What is required: Begin with the first line and repeat exactly through the line containing "const titleText = 'Количество"; leave every image out.
==========
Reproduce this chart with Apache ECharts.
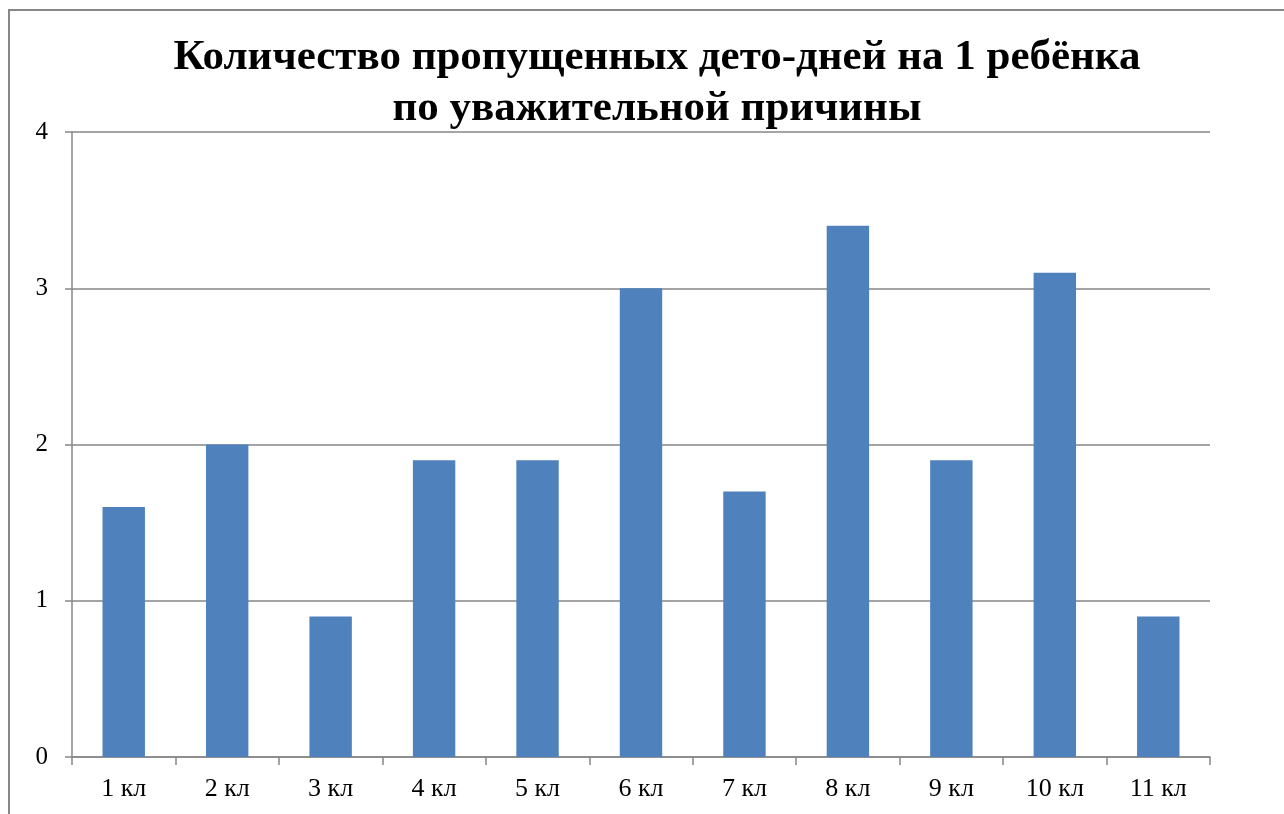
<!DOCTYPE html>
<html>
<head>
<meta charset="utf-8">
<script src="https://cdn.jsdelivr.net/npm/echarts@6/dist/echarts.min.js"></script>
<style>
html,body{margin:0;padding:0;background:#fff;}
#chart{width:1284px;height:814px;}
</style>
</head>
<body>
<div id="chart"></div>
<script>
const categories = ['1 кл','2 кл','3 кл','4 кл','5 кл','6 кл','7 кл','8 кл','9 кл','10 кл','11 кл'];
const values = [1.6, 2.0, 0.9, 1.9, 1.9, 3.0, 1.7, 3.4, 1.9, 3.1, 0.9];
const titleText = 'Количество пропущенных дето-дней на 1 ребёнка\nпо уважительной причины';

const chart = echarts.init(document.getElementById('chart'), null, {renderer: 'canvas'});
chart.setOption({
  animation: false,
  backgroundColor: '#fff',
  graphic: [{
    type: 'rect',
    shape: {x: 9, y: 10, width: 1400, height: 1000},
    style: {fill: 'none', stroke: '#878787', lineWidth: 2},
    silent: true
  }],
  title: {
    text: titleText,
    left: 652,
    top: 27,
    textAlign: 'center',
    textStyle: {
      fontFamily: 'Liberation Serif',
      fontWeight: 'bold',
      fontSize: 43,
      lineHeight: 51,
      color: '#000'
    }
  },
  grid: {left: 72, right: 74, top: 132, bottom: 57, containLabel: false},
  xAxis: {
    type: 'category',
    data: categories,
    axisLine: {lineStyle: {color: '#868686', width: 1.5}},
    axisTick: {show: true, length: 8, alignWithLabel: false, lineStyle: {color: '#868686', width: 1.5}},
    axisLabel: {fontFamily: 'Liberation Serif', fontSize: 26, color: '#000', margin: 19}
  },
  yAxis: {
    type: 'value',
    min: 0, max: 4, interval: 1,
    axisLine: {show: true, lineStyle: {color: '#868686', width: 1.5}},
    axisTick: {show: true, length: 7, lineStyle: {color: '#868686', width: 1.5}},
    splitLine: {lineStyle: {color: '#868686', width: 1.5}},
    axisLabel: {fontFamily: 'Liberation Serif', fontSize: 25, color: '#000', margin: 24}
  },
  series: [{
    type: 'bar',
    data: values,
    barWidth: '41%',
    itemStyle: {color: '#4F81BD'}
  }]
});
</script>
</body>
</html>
==========
Output of the task:
Reproduce this chart with Apache ECharts.
<!DOCTYPE html>
<html>
<head>
<meta charset="utf-8">
<script src="https://cdn.jsdelivr.net/npm/echarts@6/dist/echarts.min.js"></script>
<style>
html,body{margin:0;padding:0;background:#fff;}
#chart{width:1284px;height:814px;}
</style>
</head>
<body>
<div id="chart"></div>
<script>
const categories = ['1 кл','2 кл','3 кл','4 кл','5 кл','6 кл','7 кл','8 кл','9 кл','10 кл','11 кл'];
const values = [1.6, 2.0, 0.9, 1.9, 1.9, 3.0, 1.7, 3.4, 1.9, 3.1, 0.9];
const titleText = 'Количество пропущенных дето-дней на 1 ребёнка\nпо уважительной причины';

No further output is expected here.